I have just had the same problem with a MSM710 controller located on 10.0.0.x subnet and 1 MSM310 AP on 10.25.2.x and 2 MSM310 on 10.0.8.x. I foudn that even on the same subnet the MSM310 would behave strangely after a factory reset.

1. make sure you have definded DHCP option 43 on your DHCP server, other options exists such as DNS but I used DHCP " [url]http://cdn.procurve.com/training/Manuals/r531/MSM7xx-MCG-May09-5992-5929.pdf[/URL]" and look at appendix E on page E-2 onwards.
2. Original config as per manual says to point DHCP option 43 at the LAN port, if using the same subnet for lan and internet port on the MSM710 point DHCP option 43 at your internet port. The controller for me was accepting on the LAN port and talking out of the internet port and the device on other subnets where not getting and communication back 
3. Log in to your MSM controller and enable device discovery on the internet port. 
service controller > managmenet > device discovery (controller ap discovery) and tick the INTERNET PORT and save.

For 1 of the 3 AP's MSM310's i had to get a paper click and reset for 10 secs to factory default and then the device started its discovery, establish tunnel and upload software.

Consider making your Internet port a static IP or using dhcp reservation. if you make the Internet port a static your LAN port will need to be on another subnet. 

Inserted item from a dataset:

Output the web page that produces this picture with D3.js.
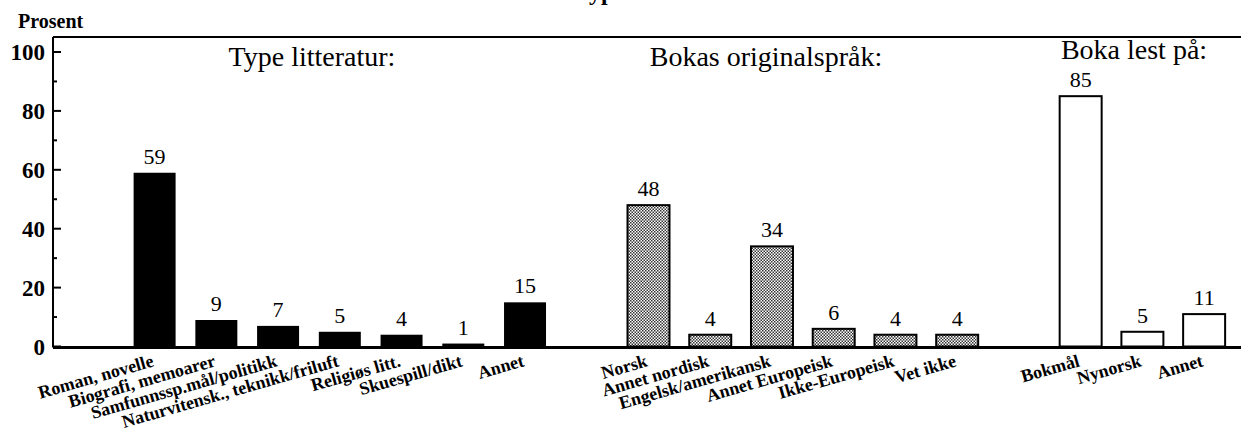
<!DOCTYPE html>
<html>
<head>
<meta charset="utf-8">
<script src="https://cdn.jsdelivr.net/npm/d3@7"></script>
<style>
  body { margin: 0; background: #fff; }
  svg { display: block; font-family: "Liberation Serif", "Times New Roman", serif; }
</style>
</head>
<body>
<div id="chart"></div>
<script>
// values
const litteraturCats = ["Roman, novelle", "Biografi, memoarer", "Samfunnssp.mål/politikk",
  "Naturvitensk., teknikk/friluft", "Religiøs litt.", "Skuespill/dikt", "Annet"];
const litteraturVals = [59, 9, 7, 5, 4, 1, 15];

const spraakCats = ["Norsk", "Annet nordisk", "Engelsk/amerikansk", "Annet Europeisk",
  "Ikke-Europeisk", "Vet ikke"];
const spraakVals = [48, 4, 34, 6, 4, 4];

const lestCats = ["Bokmål", "Nynorsk", "Annet"];
const lestVals = [85, 5, 11];

const groupTitles = ["Type litteratur:", "Bokas originalspråk:", "Boka lest på:"];
const yTicks = [0, 20, 40, 60, 80, 100];

let width = 1241, height = 428;

let svg = d3.select("#chart").append("svg")
  .attr("width", width)
  .attr("height", height);

// fine dot screen for the middle group
let defs = svg.append("defs");
let pat = defs.append("pattern")
  .attr("id", "dots")
  .attr("width", 3).attr("height", 3)
  .attr("patternUnits", "userSpaceOnUse");
pat.append("rect").attr("width", 3).attr("height", 3).attr("fill", "#fff");
pat.append("rect").attr("x", 0).attr("y", 0).attr("width", 1.5).attr("height", 1.5).attr("fill", "#333");
pat.append("rect").attr("x", 1.5).attr("y", 1.5).attr("width", 1.5).attr("height", 1.5).attr("fill", "#333");

let groups = [
  {title: groupTitles[0], cats: litteraturCats, vals: litteraturVals, fill: "#000", stroke: "none"},
  {title: groupTitles[1], cats: spraakCats, vals: spraakVals, fill: "url(#dots)", stroke: "#000"},
  {title: groupTitles[2], cats: lestCats, vals: lestVals, fill: "#fff", stroke: "#000"}
];

// one band per bar, with an empty slot before each group
let slots = [];
groups.forEach((g, gi) => {
  slots.push("_gap" + gi);
  g.cats.forEach(c => slots.push(gi + "|" + c));
});

let axisX = 53, topY = 37;

let x = d3.scaleBand()
  .domain(slots)
  .range([62, 1235])
  .paddingInner(0.32)
  .paddingOuter(0.16);

let y = d3.scaleLinear()
  .domain([0, 100])
  .range([346.5, 52]);

// frame: top rule
svg.append("line")
  .attr("x1", axisX).attr("x2", width)
  .attr("y1", topY).attr("y2", topY)
  .attr("stroke", "#000").attr("stroke-width", 2);

// main title, cut off by the top edge as in the scan
svg.append("text")
  .attr("x", 600).attr("y", 0)
  .attr("text-anchor", "middle")
  .attr("font-size", 24)
  .attr("font-weight", "bold")
  .text("Type");

svg.append("text")
  .attr("x", 18).attr("y", 28)
  .attr("font-size", 20)
  .attr("font-weight", "bold")
  .text("Prosent");

// y axis, ticks pointing inward
let yAxis = svg.append("g")
  .attr("transform", `translate(${axisX},0)`);

yAxis.append("line")
  .attr("x1", 0).attr("x2", 0)
  .attr("y1", topY).attr("y2", y(0) + 1)
  .attr("stroke", "#000").attr("stroke-width", 2);

yAxis.selectAll(".minor")
  .data(d3.range(10, 100, 20))
  .enter().append("line")
    .attr("x1", 0).attr("x2", 4)
    .attr("y1", d => y(d)).attr("y2", d => y(d))
    .attr("stroke", "#000").attr("stroke-width", 2);

yAxis.selectAll(".major")
  .data(yTicks)
  .enter().append("line")
    .attr("x1", 0).attr("x2", 8)
    .attr("y1", d => y(d)).attr("y2", d => y(d))
    .attr("stroke", "#000").attr("stroke-width", 2);

yAxis.selectAll("text")
  .data(yTicks)
  .enter().append("text")
    .attr("x", -8)
    .attr("y", d => y(d))
    .attr("dy", "0.35em")
    .attr("text-anchor", "end")
    .attr("font-size", 23)
    .attr("font-weight", "bold")
    .text(d => d);

groups.forEach((g, gi) => {
  let data = g.cats.map((c, i) => ({key: gi + "|" + c, cat: c, val: g.vals[i]}));
  let gg = svg.append("g");

  gg.selectAll("rect")
    .data(data)
    .enter().append("rect")
      .attr("x", d => x(d.key))
      .attr("y", d => y(d.val))
      .attr("width", x.bandwidth())
      .attr("height", d => y(0) - y(d.val))
      .attr("fill", g.fill)
      .attr("stroke", g.stroke)
      .attr("stroke-width", 2);

  gg.selectAll(".val")
    .data(data)
    .enter().append("text")
      .attr("x", d => x(d.key) + x.bandwidth() / 2)
      .attr("y", d => y(d.val) - 9)
      .attr("text-anchor", "middle")
      .attr("font-size", 22)
      .text(d => d.val);

  gg.selectAll(".cat")
    .data(data)
    .enter().append("text")
      .attr("text-anchor", "end")
      .attr("font-size", 18)
      .attr("font-weight", "bold")
      .attr("transform", d => `translate(${x(d.key) + x.bandwidth() / 2},${366}) rotate(-16)`)
      .text(d => d.cat);
});

// group headings
let titlePos = [[312, 66], [766, 66], [1134, 59]];
svg.selectAll(".gtitle")
  .data(groupTitles)
  .enter().append("text")
    .attr("x", (d, i) => titlePos[i][0])
    .attr("y", (d, i) => titlePos[i][1])
    .attr("text-anchor", "middle")
    .attr("font-size", 28)
    .text(d => d);

// baseline
svg.append("line")
  .attr("x1", axisX).attr("x2", width)
  .attr("y1", y(0) + 1).attr("y2", y(0) + 1)
  .attr("stroke", "#000").attr("stroke-width", 3);
</script>
</body>
</html>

I was not able to get the MSM710 management page to display through the Internet port even after droppping the MSM710 Internet firewall.


----------



## calibra1996 (Oct 26, 2010)

To get the MSM710 to working with just the INTERNEt port and to be able to view the management home page 

1. Disable the firewall on the MSM 710 
service controller > security > firewall and tick none and save
2. Allow access to management through internet port
service controller > management > management tool > tick active interfaces "internet port" and save
3. Note down your INTERNET port IP
change the LAN port back to default 192.168.1.1 and save
4. access the internet port http:// address and login and it should work

consider a static ip for the Internet port and change your DHCP option 43 to point to the static Ip

remove the LAN cable

this worked for me and all AP's report in from all subnets


----------